The Winterflood fine however was small compared to the £33,320,000 imposed on J P Morgan Securities for failing to protect client money by segregating it appropriately. This was closely followed by fines on other firms for similar failings.
Elsewhere, the SEC has banned the former chief compliance officer of registered investment adviser Interfund Capital Corp. which is no longer in operation. The compliance officer allegedly misappropriated about $650,000 from investors.
Meanwhile in France, Jean-Pierre Mustier, former head of Société Générale’s investment bank where former trader Jérome Kerviel worked, has been fined €100,000 by the Autorité des Marchés Financiers for insider trading.
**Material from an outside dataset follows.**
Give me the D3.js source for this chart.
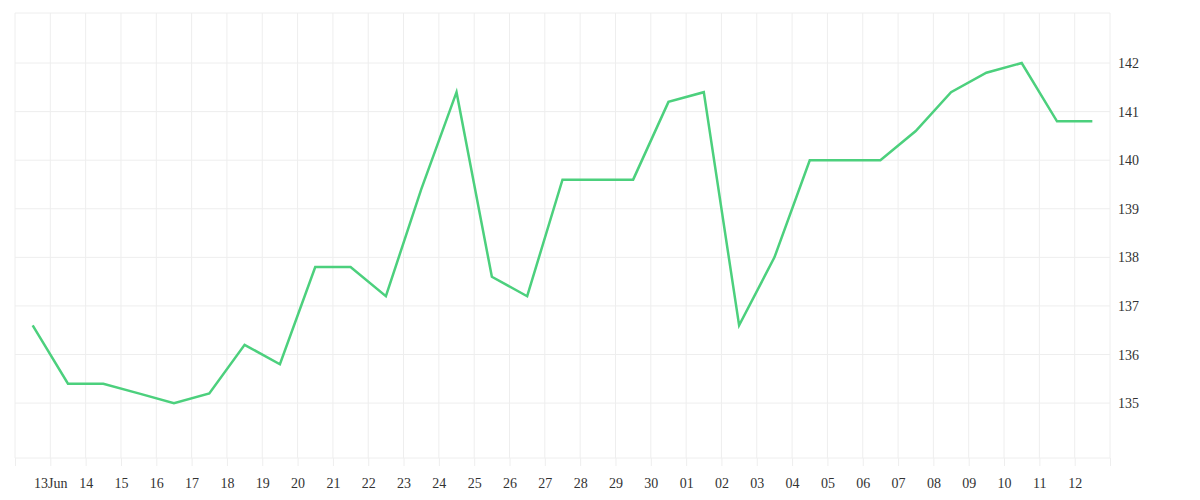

Mr Mustier, who testified at Mr Kerviel’s trial, has always maintained his innocence regarding having inside information when he sold 6,000 SocGen shares in 2007.
Jérôme de Lavenère Lussan, CEO of Laven Partners, says: “When Hector Sants told firms in 2009 ‘to be very afraid’ of the FSA, many ignored this advice. The FSA has now shown its intentions and the regulators taking over the FSA in 2012 will most likely continue on the same path. We would recommend firms implement robust compliance systems to 1) identify any potential breaches by the firm or its employees; and 2) to ensure no rules are breached in the future. What you don’t want is to be caught in the regulator’s teeth right now.”